A point particle of mass $m$ moves in the region $0 \le x \le l$ and is reflected elastically at the walls at $x=0$ and $x=l$.

Calculate the volume $\Gamma_0(E)$ of the classical phase space with an energy smaller than $E$.
Assume that a particle initially has an energy $E_0$. Demonstrate that the phase-space volume $\Gamma_0(E)$ of this particle remains constant when the wall at $x=l$ is moved slowly (adiabatic invariance).
Calculate the number of states $\Omega_0(E)$ with energy smaller than $E$ for the corresponding quantum mechanical system. Compare the result with $\Gamma_0(E)$ for large $E$.

The classical phase-space volume for this situation can be found from: \begin{equation} \Gamma_0 = \int_{0}^{l}dx\int_{-\sqrt{2mE}}^{\sqrt{2mE}}dp = 2l \sqrt{2mE} \label{eq:gamma0} \end{equation} since the energy of the particle is given by $E=\frac{p^2}{2m}$.
Since the expansion is adiabatic, $\delta Q=0$, where $\delta$ denotes an inexact differential. Inexact differentials are used in thermodynamics to express the path dependence of the differential. Thus, from the second law of thermodynamics, (\frac{\delta Q}{Τ}=\delta S=0).

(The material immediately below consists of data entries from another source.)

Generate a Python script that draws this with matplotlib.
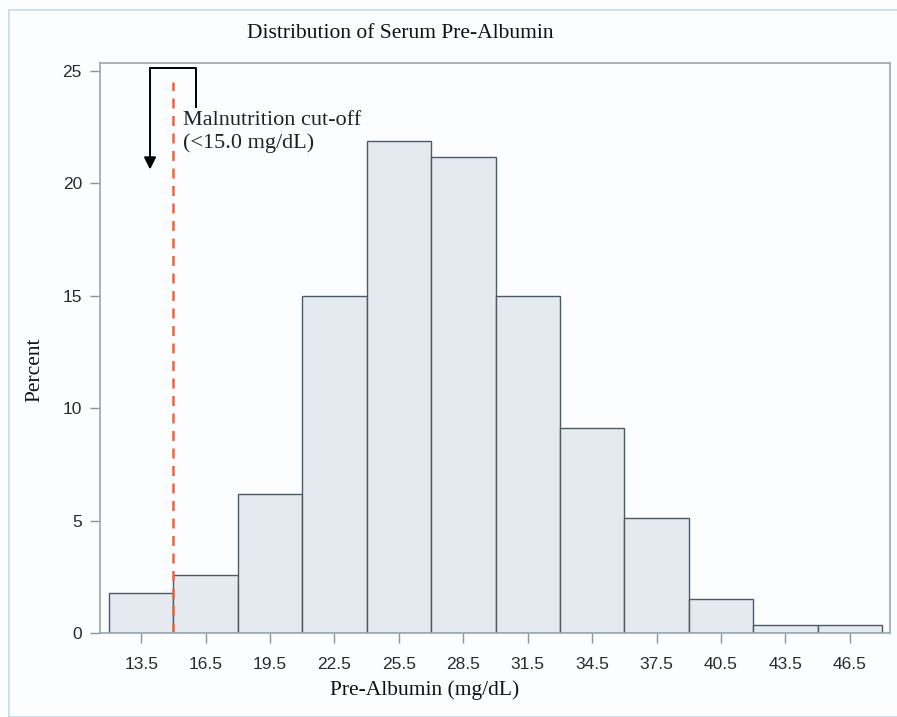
import matplotlib.pyplot as plt
from matplotlib.patches import Rectangle

# histogram data (percent per 3 mg/dL bin)
bin_mid = [13.5, 16.5, 19.5, 22.5, 25.5, 28.5, 31.5, 34.5, 37.5, 40.5, 43.5, 46.5]
percent = [1.8, 2.6, 6.2, 15.0, 21.9, 21.2, 15.0, 9.1, 5.1, 1.5, 0.35, 0.35]
bin_width = 3
cutoff = 15.0
y_ticks = [0, 5, 10, 15, 20, 25]

serif = ['Liberation Serif', 'DejaVu Serif']
sans = ['Liberation Sans', 'DejaVu Sans']

fig = plt.figure(figsize=(8.97, 7.17), dpi=100)
fig.patch.set_facecolor('#fcfdfe')
# light outer frame
fig.patches.append(Rectangle((9/897, 0), 1, 1 - 10/717, transform=fig.transFigure,
                             fill=False, edgecolor='#c9d9e4', linewidth=1.2))

ax = fig.add_axes([100/897, 84/717, 790/897, 570/717])
ax.set_facecolor('#fcfdfe')
ax.bar(bin_mid, percent, width=bin_width, color='#e5e9f0', edgecolor='#4e5a63', linewidth=1.0)

ax.set_xlim(11.58, 48.37)
ax.set_ylim(0, 25.36)
ax.set_xticks(bin_mid)
ax.set_xticklabels([f'{v:.1f}' for v in bin_mid], family=sans, fontsize=12.5, color='#2a2a2a')
ax.set_yticks(y_ticks)
ax.set_yticklabels([str(v) for v in y_ticks], family=sans, fontsize=12.5, color='#2a2a2a')
ax.tick_params(axis='x', length=7, color='#8a969e', width=1, pad=10)
ax.tick_params(axis='y', length=7, color='#8a969e', width=1, pad=6)
for s in ax.spines.values():
    s.set_color('#9aa6ae')
    s.set_linewidth(1.2)

# cut-off line
ax.plot([cutoff, cutoff], [0, 24.5], color='#f0643c', linestyle=(0, (4, 3)), linewidth=1.8)

# bracket + arrow
ax.plot([16.05, 16.05, 13.91], [23.4, 25.13, 25.13], color='black', linewidth=1.4)
ax.annotate('', xy=(13.91, 20.5), xytext=(13.91, 25.2),
            arrowprops=dict(arrowstyle='-|>', color='black', lw=1.4, mutation_scale=18))
ax.text(15.45, 22.3, 'Malnutrition cut-off\n(<15.0 mg/dL)', family=serif, fontsize=16,
        color='#222222', va='center', ha='left', linespacing=1.25)

fig.text(400/897, 1 - 33/717, 'Distribution of Serum Pre-Albumin', family=serif,
         fontsize=15.5, ha='center', va='center', color='#111111')
fig.text(425/897, 1 - 690/717, 'Pre-Albumin (mg/dL)', family=serif,
         fontsize=15.5, ha='center', va='center', color='#111111')
fig.text(35/897, 1 - 370/717, 'Percent', family=serif, rotation=90,
         fontsize=15.5, ha='center', va='center', color='#111111')

fig.savefig('out.png', dpi=100, facecolor=fig.get_facecolor())
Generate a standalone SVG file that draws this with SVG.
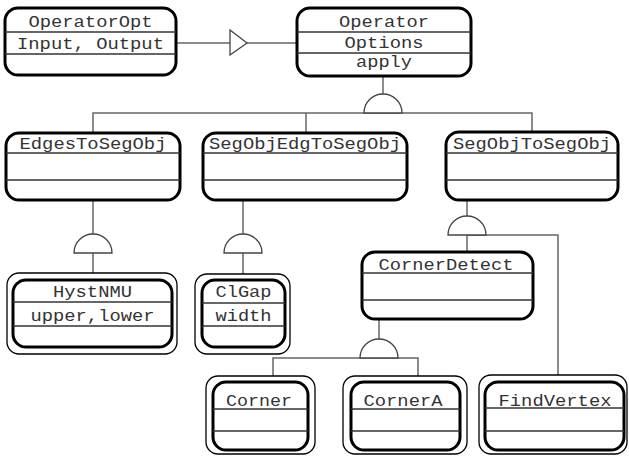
<svg xmlns="http://www.w3.org/2000/svg" width="629" height="456" viewBox="0 0 629 456">
<style>
.box{fill:#fff;stroke:#000;stroke-width:3}
.outer{fill:#fff;stroke:#000;stroke-width:1.3}
.div{stroke:#333;stroke-width:1.3}
.t{font-family:"Liberation Mono","Courier New",monospace;font-size:16.5px;fill:#333;text-anchor:middle}
.c{fill:none;stroke:#666;stroke-width:1.5}
.arc{fill:#fff;stroke:#444;stroke-width:1.3}
</style>
<rect width="629" height="456" fill="#fff"/>
<g id="connectors">
<line class="c" x1="176" y1="43" x2="230" y2="43"/>
<line class="c" x1="247" y1="43" x2="297" y2="43"/>
<polygon class="arc" points="230,30 247,43 230,55"/>
<line class="c" x1="383" y1="76" x2="383" y2="94"/>
<polyline class="c" points="93,133 93,113 532,113 532,132"/>
<line class="c" x1="306" y1="113" x2="306" y2="133"/>
<path class="arc" d="M364,113 A19,19 0 0 1 402,113 Z"/>
<line class="c" x1="93" y1="200" x2="93" y2="235"/>
<line class="c" x1="93" y1="253" x2="93" y2="273"/>
<path class="arc" d="M74,253 A19,19 0 0 1 112,253 Z"/>
<line class="c" x1="243" y1="200" x2="243" y2="235"/>
<line class="c" x1="243" y1="253" x2="243" y2="274"/>
<path class="arc" d="M224,253 A19,19 0 0 1 262,253 Z"/>
<line class="c" x1="467" y1="200" x2="467" y2="216"/>
<polyline class="c" points="467,235 558,235 558,375"/>
<line class="c" x1="467" y1="235" x2="467" y2="252"/>
<path class="arc" d="M448,235 A19,19 0 0 1 486,235 Z"/>
<line class="c" x1="379" y1="319" x2="379" y2="339"/>
<polyline class="c" points="273,376 273,358 418,358 418,376"/>
<path class="arc" d="M360,358 A19,19 0 0 1 398,358 Z"/>
</g>
<g id="OperatorOpt">
<rect class="box" x="5" y="8" width="171" height="67" rx="13"/>
<line class="div" x1="5" y1="32" x2="176" y2="32"/>
<line class="div" x1="5" y1="54" x2="176" y2="54"/>
<text class="t" x="90.5" y="27" textLength="124" lengthAdjust="spacingAndGlyphs">OperatorOpt</text>
<text class="t" x="90.5" y="49" textLength="147" lengthAdjust="spacingAndGlyphs">Input, Output</text>
</g>
<g id="Operator">
<rect class="box" x="297" y="8" width="174" height="68" rx="13"/>
<line class="div" x1="297" y1="32" x2="471" y2="32"/>
<line class="div" x1="297" y1="53" x2="471" y2="53"/>
<text class="t" x="384" y="27" textLength="90" lengthAdjust="spacingAndGlyphs">Operator</text>
<text class="t" x="384" y="48" textLength="79" lengthAdjust="spacingAndGlyphs">Options</text>
<text class="t" x="384" y="67" textLength="56" lengthAdjust="spacingAndGlyphs">apply</text>
</g>
<g id="EdgesToSegObj">
<rect class="box" x="6" y="133" width="174" height="67" rx="13"/>
<line class="div" x1="6" y1="153" x2="180" y2="153"/>
<line class="div" x1="6" y1="180" x2="180" y2="180"/>
<text class="t" x="93" y="149" textLength="147" lengthAdjust="spacingAndGlyphs">EdgesToSegObj</text>
</g>
<g id="SegObjEdgToSegObj">
<rect class="box" x="203" y="133" width="204" height="67" rx="13"/>
<line class="div" x1="203" y1="153" x2="407" y2="153"/>
<line class="div" x1="203" y1="180" x2="407" y2="180"/>
<text class="t" x="305" y="149" textLength="192" lengthAdjust="spacingAndGlyphs">SegObjEdgToSegObj</text>
</g>
<g id="SegObjToSegObj">
<rect class="box" x="446" y="132" width="172" height="68" rx="13"/>
<line class="div" x1="446" y1="153" x2="618" y2="153"/>
<line class="div" x1="446" y1="180" x2="618" y2="180"/>
<text class="t" x="532" y="149" textLength="158" lengthAdjust="spacingAndGlyphs">SegObjToSegObj</text>
</g>
<g id="HystNMU">
<rect class="outer" x="7" y="273" width="170" height="81" rx="12"/>
<rect class="box" x="13" y="280" width="159" height="67" rx="13"/>
<line class="div" x1="13" y1="302" x2="172" y2="302"/>
<line class="div" x1="13" y1="326" x2="172" y2="326"/>
<text class="t" x="92.5" y="297" textLength="79" lengthAdjust="spacingAndGlyphs">HystNMU</text>
<text class="t" x="92.5" y="321" textLength="124" lengthAdjust="spacingAndGlyphs">upper,lower</text>
</g>
<g id="ClGap">
<rect class="outer" x="195" y="274" width="95" height="80" rx="12"/>
<rect class="box" x="202" y="280" width="83" height="67" rx="13"/>
<line class="div" x1="202" y1="303" x2="285" y2="303"/>
<line class="div" x1="202" y1="326" x2="285" y2="326"/>
<text class="t" x="243.5" y="297" textLength="56" lengthAdjust="spacingAndGlyphs">ClGap</text>
<text class="t" x="243.5" y="321" textLength="56" lengthAdjust="spacingAndGlyphs">width</text>
</g>
<g id="CornerDetect">
<rect class="box" x="362" y="252" width="171" height="67" rx="13"/>
<line class="div" x1="362" y1="273" x2="533" y2="273"/>
<line class="div" x1="362" y1="300" x2="533" y2="300"/>
<text class="t" x="446" y="270" textLength="135" lengthAdjust="spacingAndGlyphs">CornerDetect</text>
</g>
<g id="Corner">
<rect class="outer" x="206" y="376" width="109" height="78" rx="12"/>
<rect class="box" x="213" y="382" width="95" height="68" rx="13"/>
<line class="div" x1="213" y1="409" x2="308" y2="409"/>
<line class="div" x1="213" y1="431" x2="308" y2="431"/>
<text class="t" x="259" y="406" textLength="66" lengthAdjust="spacingAndGlyphs">Corner</text>
</g>
<g id="CornerA">
<rect class="outer" x="343" y="376" width="124" height="78" rx="12"/>
<rect class="box" x="351" y="382" width="109" height="68" rx="13"/>
<line class="div" x1="351" y1="409" x2="460" y2="409"/>
<line class="div" x1="351" y1="431" x2="460" y2="431"/>
<text class="t" x="403" y="406" textLength="79" lengthAdjust="spacingAndGlyphs">CornerA</text>
</g>
<g id="FindVertex">
<rect class="outer" x="479" y="375" width="148" height="79" rx="12"/>
<rect class="box" x="485" y="382" width="139" height="68" rx="13"/>
<line class="div" x1="485" y1="408" x2="624" y2="408"/>
<line class="div" x1="485" y1="431" x2="624" y2="431"/>
<text class="t" x="555" y="406" textLength="113" lengthAdjust="spacingAndGlyphs">FindVertex</text>
</g>
</svg>
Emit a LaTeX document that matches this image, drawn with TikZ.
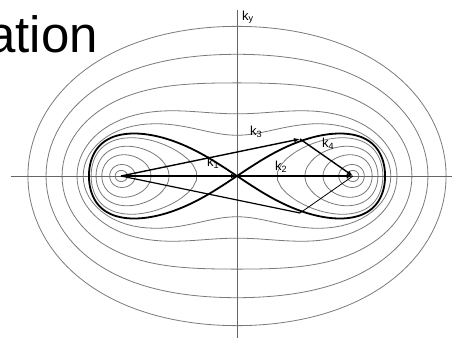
\documentclass[tikz,border=0pt]{standalone}
\usepackage{fontspec}
\setmainfont{Liberation Sans}
\usetikzlibrary{arrows.meta}

\begin{document}
\begin{tikzpicture}[
    x=1pt, y=1pt,
    declare function={
      wx(\q)=\q+0.108*\q*(2-\q*\q);
      rx(\ba,\ph)=(1+2*\ba*cos(\ph)+\ba*\ba)^0.25*cos(atan2(\ba*sin(\ph),1+\ba*cos(\ph))/2);
      ry(\ba,\ph)=(1+2*\ba*cos(\ph)+\ba*\ba)^0.25*sin(atan2(\ba*sin(\ph),1+\ba*cos(\ph))/2);
      orr(\ba,\ph)=sqrt(cos(2*\ph)+sqrt(\ba*\ba-sin(2*\ph)*sin(2*\ph)));
      sr(\ph)=sqrt(2*cos(\ph/2));
    },
    isoline/.style={draw=black!52, line width=0.8pt},
    separatrix/.style={draw=black, line width=1.8pt, line join=round},
    kaxis/.style={draw=black!60, line width=0.7pt},
    kvec/.style={draw=black, line width=1.4pt, -{Latex[length=6pt,width=4.5pt]}},
    klabel/.style={font=\fontsize{13}{13}\selectfont, inner sep=0pt, anchor=base west}
]
    \useasboundingbox (-237,-162) rectangle (215,176);
    \clip (-237,-162) rectangle (215,176);

    \node[anchor=base east, inner sep=0pt, font=\fontsize{51}{51}\selectfont] (title) at (-139,124) {ation};

    \coordinate (S) at (0,0);
    \coordinate (F1) at (-116,0);
    \coordinate (F2) at (116,0);
    \coordinate (P) at (63,37);
    \coordinate (Q) at (63,-37);
    \coordinate (xl) at (-226,0);
    \coordinate (xr) at (215,0);
    \coordinate (yb) at (0,-162);
    \coordinate (yt) at (0,166);

    % rings round the two minima
    \foreach \B in {0.13,0.27,0.5,0.7,0.9} {
      \draw[isoline] plot[domain=0:360, samples=90] ({104.7*wx(rx(\B,\x))}, {85*ry(\B,\x)}) -- cycle;
      \draw[isoline] plot[domain=0:360, samples=90] ({-104.7*wx(rx(\B,\x))}, {85*ry(\B,\x)}) -- cycle;
    }
    % outer levels
    \foreach \B/\xs in {1.23/103,1.535/100.5,2.2/97.8,3.05/94.9,4.1/92.6} {
      \draw[isoline] plot[domain=0:360, samples=145] ({\xs*orr(\B,\x)*cos(\x)}, {85*orr(\B,\x)*sin(\x)}) -- cycle;
    }

    \draw[kaxis] (xl) -- (xr);
    \draw[kaxis] (yb) -- (yt);
    \node[klabel] (ky) at (5,156) {k\textsubscript{y}};

    \draw[separatrix] (S) -- plot[domain=-179:179, samples=120] ({104.7*wx(sr(\x)*cos(\x/4))}, {85*sr(\x)*sin(\x/4)}) -- cycle;
    \draw[separatrix] (S) -- plot[domain=-179:179, samples=120] ({-104.7*wx(sr(\x)*cos(\x/4))}, {85*sr(\x)*sin(\x/4)}) -- cycle;

    \draw[kvec] (F1) -- (S);
    \draw[kvec] (S) -- (F2);
    \draw[kvec] (F1) -- (P);
    \draw[kvec] (P) -- (F2);
    \draw[line width=1.2pt] (F1) -- (Q);
    \draw[line width=0.8pt] (Q) -- (F2);

    \node[klabel] (k1) at (-30,10) {k\textsubscript{1}};
    \node[klabel] (k2) at (38,6) {k\textsubscript{2}};
    \node[klabel] (k3) at (13,41) {k\textsubscript{3}};
    \node[klabel] (k4) at (85,29) {k\textsubscript{4}};
\end{tikzpicture}
\end{document}
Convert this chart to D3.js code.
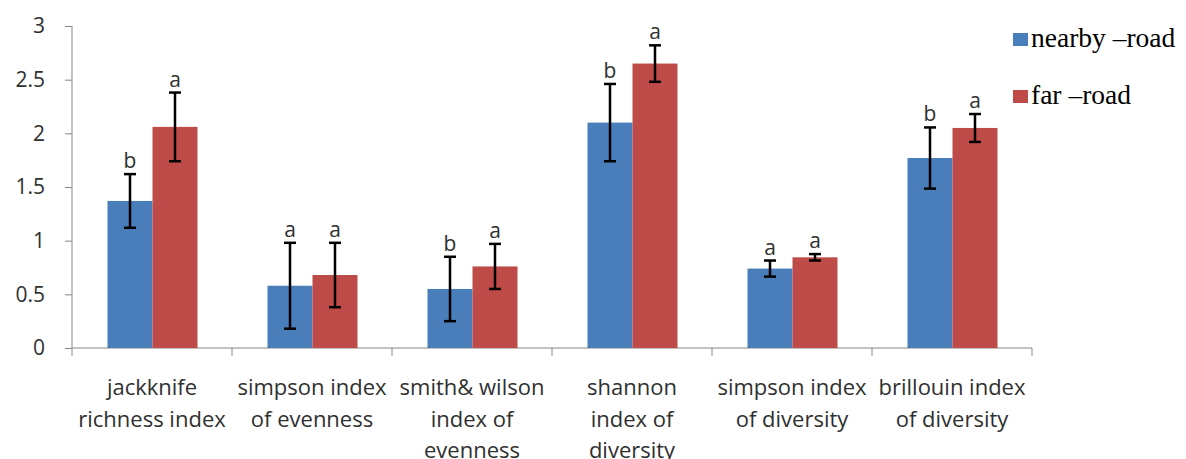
<!DOCTYPE html>
<html>
<head>
<meta charset="utf-8">
<script src="https://cdn.jsdelivr.net/npm/d3@7"></script>
<style>
  body { margin: 0; background: #fff; }
  svg text { font-family: "Open Sans", Lato, sans-serif; }
</style>
</head>
<body>
<div id="chart"></div>
<script>
// chart data
const categories = [
    ['jackknife', 'richness index'],
    ['simpson index', 'of evenness'],
    ['smith& wilson', 'index of', 'evenness'],
    ['shannon', 'index of', 'diversity'],
    ['simpson index', 'of diversity'],
    ['brillouin index', 'of diversity']
];
const seriesNames = ['nearby \u2013road', 'far \u2013road'];
const nearbyValues = [1.37, 0.58, 0.55, 2.10, 0.74, 1.77];
const nearbyErrors = [0.25, 0.40, 0.30, 0.36, 0.075, 0.285];
const nearbyLetters = ['b', 'a', 'b', 'b', 'a', 'b'];
const farValues = [2.06, 0.68, 0.76, 2.65, 0.845, 2.05];
const farErrors = [0.32, 0.30, 0.21, 0.17, 0.03, 0.13];
const farLetters = ['a', 'a', 'a', 'a', 'a', 'a'];
const yTicks = [0, 0.5, 1, 1.5, 2, 2.5, 3];

const colors = ['#4A7EBB', '#BE4B48'];
const width = 1186, height = 459;
const axisColor = '#868686';
const textColor = '#303030';

const svg = d3.select('#chart').append('svg')
    .attr('width', width)
    .attr('height', height);

// scales
const x0 = d3.scaleBand()
    .domain(d3.range(categories.length))
    .range([72, 1032]);

const x1 = d3.scaleBand()
    .domain([0, 1])
    .range([35.5, 125.5]);

const y = d3.scaleLinear()
    .domain([0, 3])
    .range([348, 26]);

// y axis
const yAxis = svg.append('g')
    .attr('transform', 'translate(72,0)')
    .call(d3.axisLeft(y).tickValues(yTicks).tickSize(7).tickPadding(20)
        .tickFormat(d3.format('')));
yAxis.selectAll('line, path').attr('stroke', axisColor);
yAxis.select('.domain').attr('d', `M0,${y(3)}V${y(0)}`);
yAxis.selectAll('text')
    .attr('font-size', 21)
    .attr('fill', textColor)
    .style('font-family', '"Open Sans", sans-serif');

// x axis with ticks at category boundaries
const xAxis = svg.append('g');
xAxis.append('line')
    .attr('x1', 72).attr('x2', 1032)
    .attr('y1', y(0)).attr('y2', y(0))
    .attr('stroke', axisColor);
const bounds = d3.range(categories.length + 1).map(i =>
    i < categories.length ? x0(i) : x0(i - 1) + x0.bandwidth());
xAxis.selectAll('.xtick')
    .data(bounds)
    .enter().append('line')
    .attr('x1', d => d).attr('x2', d => d)
    .attr('y1', y(0)).attr('y2', y(0) + 8)
    .attr('stroke', axisColor);

// category labels
const labels = svg.append('g').selectAll('text')
    .data(categories)
    .enter().append('text')
    .attr('text-anchor', 'middle')
    .attr('font-size', 22)
    .attr('fill', textColor)
    .attr('transform', (d, i) => `translate(${x0(i) + x0.bandwidth() / 2},395)`);
labels.selectAll('tspan')
    .data(d => d)
    .enter().append('tspan')
    .attr('x', 0)
    .attr('y', (d, i) => i * 31.5)
    .text(d => d);

// bars
const rows = categories.map((c, i) => [
    { s: 0, v: nearbyValues[i], e: nearbyErrors[i], l: nearbyLetters[i] },
    { s: 1, v: farValues[i], e: farErrors[i], l: farLetters[i] }
]);

const groups = svg.append('g').selectAll('g')
    .data(rows)
    .enter().append('g')
    .attr('transform', (d, i) => `translate(${x0(i)},0)`);

groups.selectAll('rect')
    .data(d => d)
    .enter().append('rect')
    .attr('x', d => x1(d.s))
    .attr('width', x1.bandwidth())
    .attr('y', d => y(d.v))
    .attr('height', d => y(0) - y(d.v))
    .attr('fill', d => colors[d.s]);

// error bars
const cap = 6;
const err = groups.selectAll('.err')
    .data(d => d)
    .enter().append('g')
    .attr('stroke', '#000')
    .attr('stroke-width', 2.5);
err.append('line')
    .attr('x1', d => x1(d.s) + x1.bandwidth() / 2)
    .attr('x2', d => x1(d.s) + x1.bandwidth() / 2)
    .attr('y1', d => y(d.v + d.e))
    .attr('y2', d => y(d.v - d.e));
err.append('line')
    .attr('x1', d => x1(d.s) + x1.bandwidth() / 2 - cap)
    .attr('x2', d => x1(d.s) + x1.bandwidth() / 2 + cap)
    .attr('y1', d => y(d.v + d.e))
    .attr('y2', d => y(d.v + d.e));
err.append('line')
    .attr('x1', d => x1(d.s) + x1.bandwidth() / 2 - cap)
    .attr('x2', d => x1(d.s) + x1.bandwidth() / 2 + cap)
    .attr('y1', d => y(d.v - d.e))
    .attr('y2', d => y(d.v - d.e));

// significance letters
groups.selectAll('.letter')
    .data(d => d)
    .enter().append('text')
    .attr('x', d => x1(d.s) + x1.bandwidth() / 2)
    .attr('y', d => y(d.v + d.e) - 6)
    .attr('text-anchor', 'middle')
    .attr('font-size', 21)
    .attr('fill', textColor)
    .text(d => d.l);

// legend
const legend = svg.append('g').selectAll('g')
    .data(seriesNames)
    .enter().append('g')
    .attr('transform', (d, i) => `translate(1013,${33 + i * 57})`);
legend.append('rect')
    .attr('width', 15).attr('height', 13)
    .attr('fill', (d, i) => colors[i]);
legend.append('text')
    .attr('x', 18)
    .attr('y', 14)
    .attr('font-size', 27.5)
    .style('font-family', '"Liberation Serif", "Times New Roman", serif')
    .attr('fill', '#000')
    .text(d => d);
</script>
</body>
</html>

We know entropy is given by $S=k_B\ln \Omega$. Therefore $$\Delta S=k_B\ln \Omega_0 – k_B \ln \Omega_1 = 0$$Which necessitates $$\Omega_0=\Omega_1$$

And since $\Gamma = \Omega$, $\Gamma_0(E)$ remains constant.
The energies which correspond with each of the permitted wavenumbers for a particle in a one dimensional box may be written as $E_n=\frac{h^2 n^2}{8ml^2}$.

The number of states up to energy $E$ may be found from summing over all of the accessible states of the system like so:

$\Omega_0(E) = \sum_{E_0}^{E}1 \stackrel {\text{large E}}{\approx} \sqrt{\frac{8ml^2}{h^2}E}$ $=\frac{2l \sqrt{2mE}}{h}=\frac{\Gamma_0(E)}{h}$

So the difference between the classical and the quantum treatment is a factor of $h^{-1}$.